Ty Ronning is having a breakout season for the Vancouver Giants
Ty is the son of Cliff Ronning who played for the Vancouver Canucks
Reported by Nick Valka
Ty Ronning’s last name may sound familiar to Vancouver hockey fans.
That’s because his father, Cliff Ronning, played in the NHL for 18 seasons, including a six-year stint with the Vancouver Canucks where he is still a fan favourite.
Hockey has been a fixture in his life ever since he was born.
“I could rollerblade before I could walk,” Ronning said. “I’ve always tried to mimic him and do the little things that he did well on the ice.”
Ronning’s coach thinks he plays similar to his father
Dean Chynoweth, associate coach for the Giants, played against Ronning’s father during his time in the league and sees a lot of similarities between the father and son.
“The drive, the hunger as an undersized guy that has to prove people wrong constantly,” Chynoweth said. “He’s been very motivated and focused and his play has shown that.”
Currently his focus is to propel the Vancouver Giants into the playoff picture after his time with the New York Rangers.

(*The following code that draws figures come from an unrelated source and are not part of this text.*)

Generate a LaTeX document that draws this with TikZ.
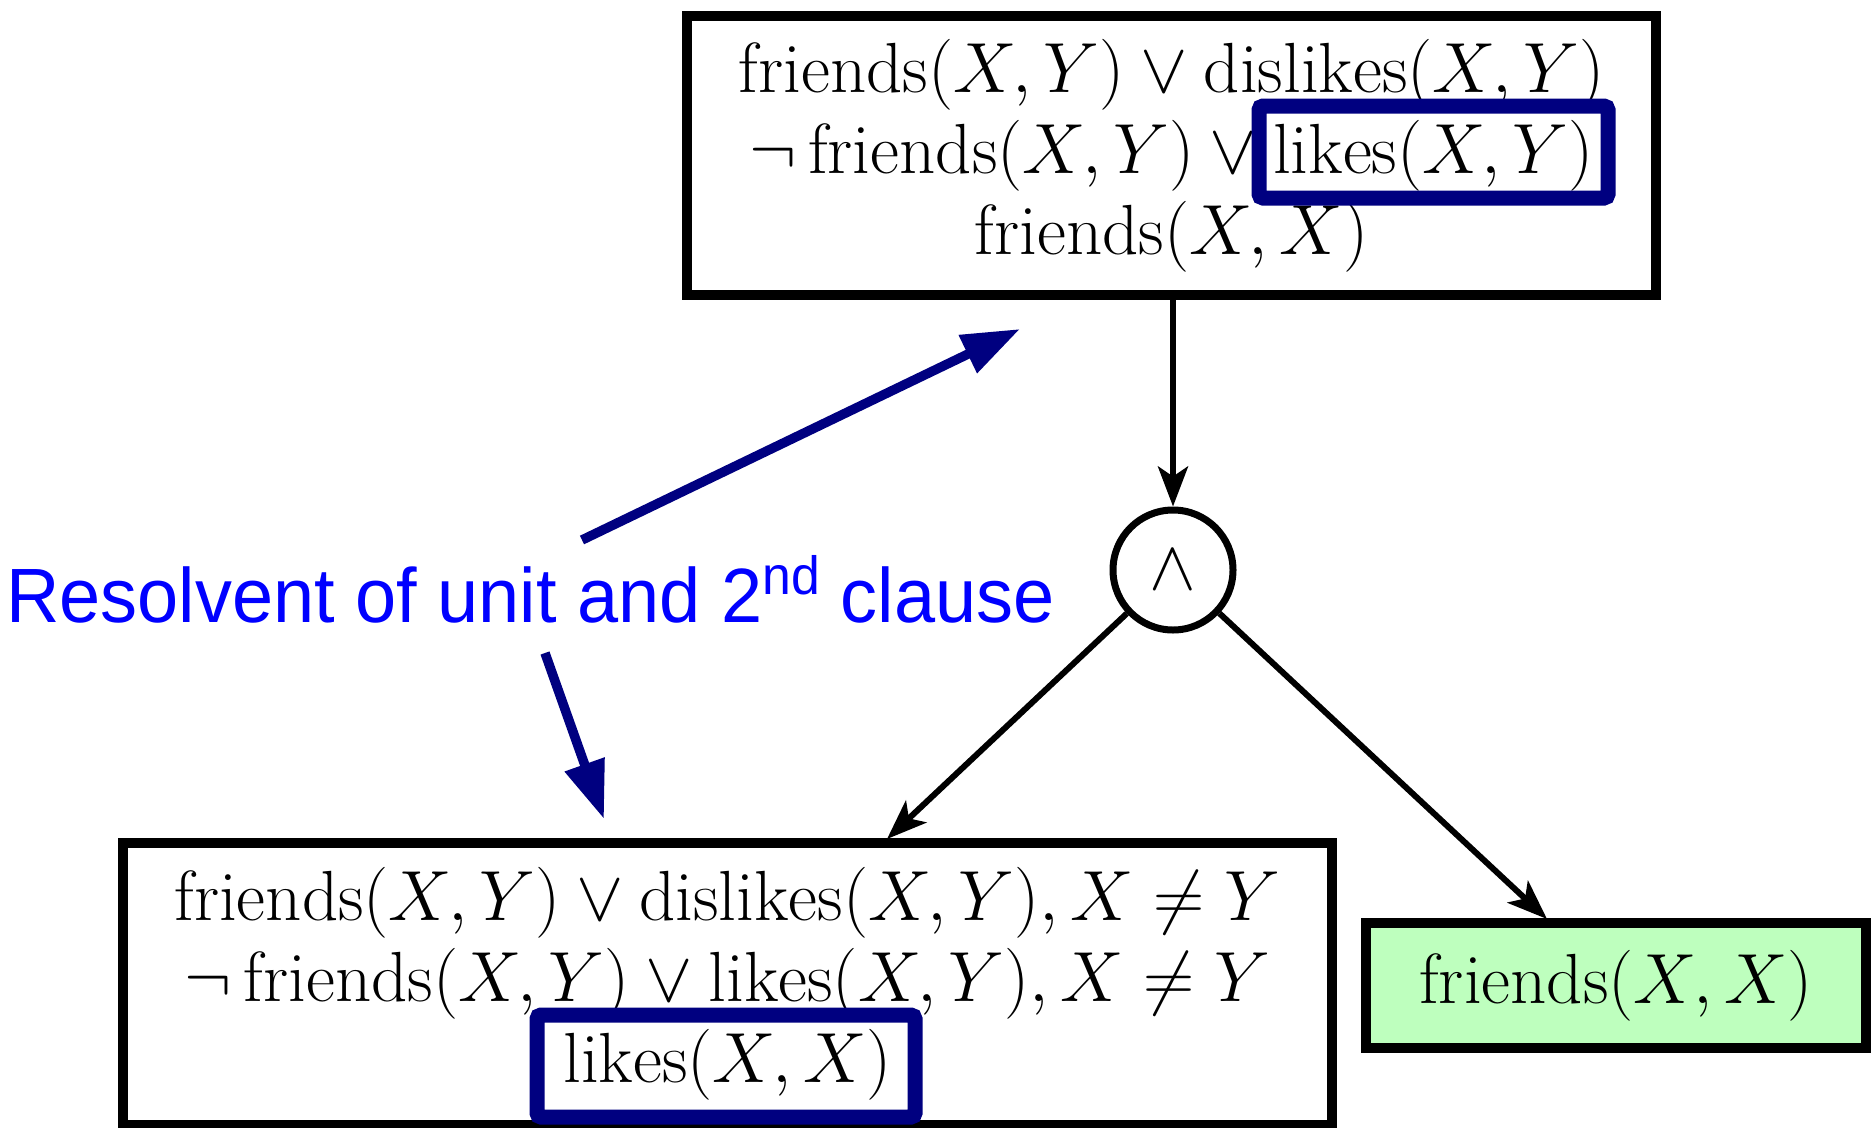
\RequirePackage{fix-cm}
\documentclass[tikz,border=0pt]{standalone}
\usepackage{amsmath}
\usepackage{graphicx}
\usepackage{fontspec}
\newfontfamily\labfont{Liberation Sans}
\usetikzlibrary{arrows.meta}
\definecolor{navyb}{RGB}{0,0,128}
\definecolor{labblue}{RGB}{0,0,255}
\definecolor{greenfill}{RGB}{190,255,190}
\begin{document}
\begin{tikzpicture}[x=1pt,y=-1pt,
  clausebox/.style={draw=black, line width=9.5pt, rectangle, align=center, inner sep=0pt, font=\fontsize{71}{81}\selectfont},
  hilite/.style={draw=navyb, line width=15pt, rectangle, rounded corners=4pt, inner sep=0pt},
  andnode/.style={draw=black, circle, line width=7pt, minimum size=120pt, inner sep=0pt, font=\fontsize{70}{81}\selectfont},
  flow/.style={-{Stealth[length=40pt,width=30pt,inset=10pt]}, line width=6pt},
  pointer/.style={-{Triangle[length=58pt,width=40pt]}, line width=9.5pt, draw=navyb}
]
\useasboundingbox (0,0) rectangle (1873,1127);

\node[clausebox, minimum width=969pt, minimum height=279pt] (top) at (1171.5,155.5)
  {$\mathrm{friends}(X,Y)\vee\mathrm{dislikes}(X,Y)$\\
   $\neg\,\mathrm{friends}(X,Y)\vee\mathrm{likes}(X,Y)$\\
   $\mathrm{friends}(X,X)$};

\node[andnode] (and) at (1173,570) {$\wedge$};

\node[clausebox, minimum width=1209pt, minimum height=282pt] (bot) at (727.5,984)
  {$\mathrm{friends}(X,Y)\vee\mathrm{dislikes}(X,Y),X\neq Y$\\
   $\neg\,\mathrm{friends}(X,Y)\vee\mathrm{likes}(X,Y),X\neq Y$\\
   $\mathrm{likes}(X,X)$};

\node[clausebox, fill=greenfill, minimum width=500pt, minimum height=125pt] (res) at (1616,985.5)
  {$\mathrm{friends}(X,X)$};

\node[hilite, minimum width=349pt, minimum height=92pt] (h1) at (1433.5,152) {};
\node[hilite, minimum width=378pt, minimum height=102pt] (h2) at (726,1066) {};

\node[anchor=base west, text=labblue, font=\labfont\fontsize{77}{84}\selectfont, inner sep=0pt] (lab) at (6,622)
  {\scalebox{0.96}[1]{Resolvent of unit and 2\textsuperscript{nd} clause}};

\coordinate (p1s) at (582,540);
\coordinate (p1e) at (1020,329);
\coordinate (p2s) at (545,653);
\coordinate (p2e) at (604,819);
\coordinate (botin) at (887,839);
\coordinate (resin) at (1547,919);

\draw[flow] (and |- top.south) -- (and.north);
\draw[flow] (and) -- (botin);
\draw[flow] (and) -- (resin);
\draw[pointer] (p1s) -- (p1e);
\draw[pointer] (p2s) -- (p2e);
\end{tikzpicture}
\end{document}
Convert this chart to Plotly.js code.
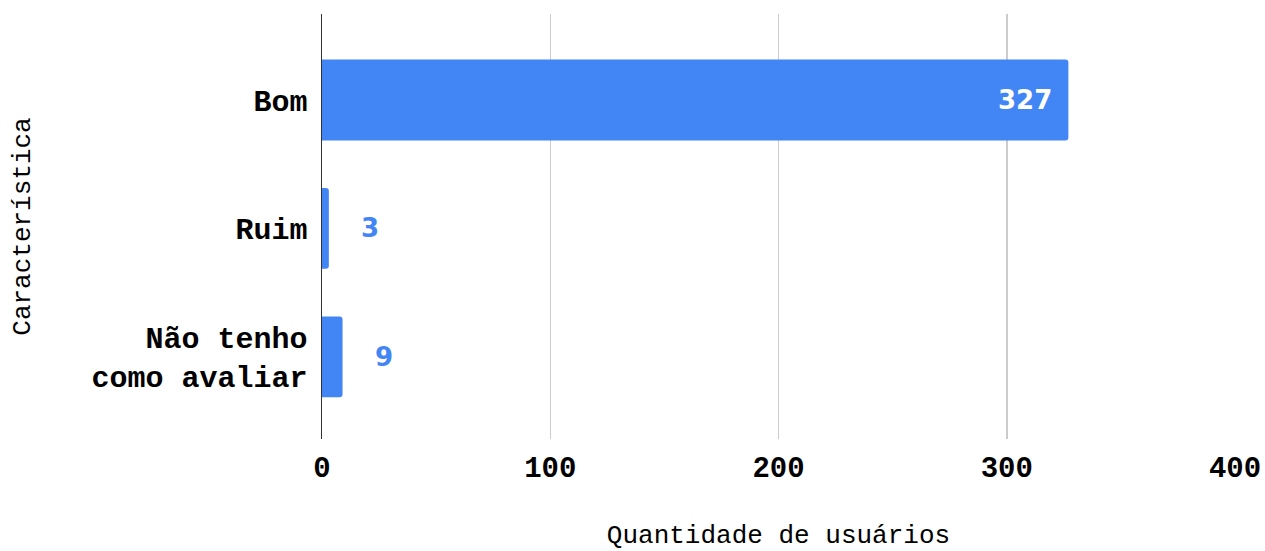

“I feel there are some big shoes to fill, but I’m my own person and it’s my own journey,” Ronning said. “I just go out and play hockey, do the thing I love.”
A career high season and NY Ranger rookie captain
Ronning, a seventh-round pick of the Rangers in the 2016 NHL Entry Draft, was sent back to the Giants after captaining the Rangers rookie team at the 2017 Traverse City Prospect Tournament.
In his fifth and final season with the WHL franchise, Ronning is on track for career highs in both goals and assists.
He currently sits at 24 goals and 12 assists in just 26 total games.
Ronning spent one year training at the Delta Hockey Academy after the Giants selected him in the first round of the 2012 WHL Bantam Draft.
Ian Gallagher, Delta Hockey Academy director, saw that Ronning came with a high hockey pedigree.
“Ty was somebody that had a vision that he was at a level and was going to do whatever it took to get to the next level,” Gallagher said. “He understood the importance of getting better every day.”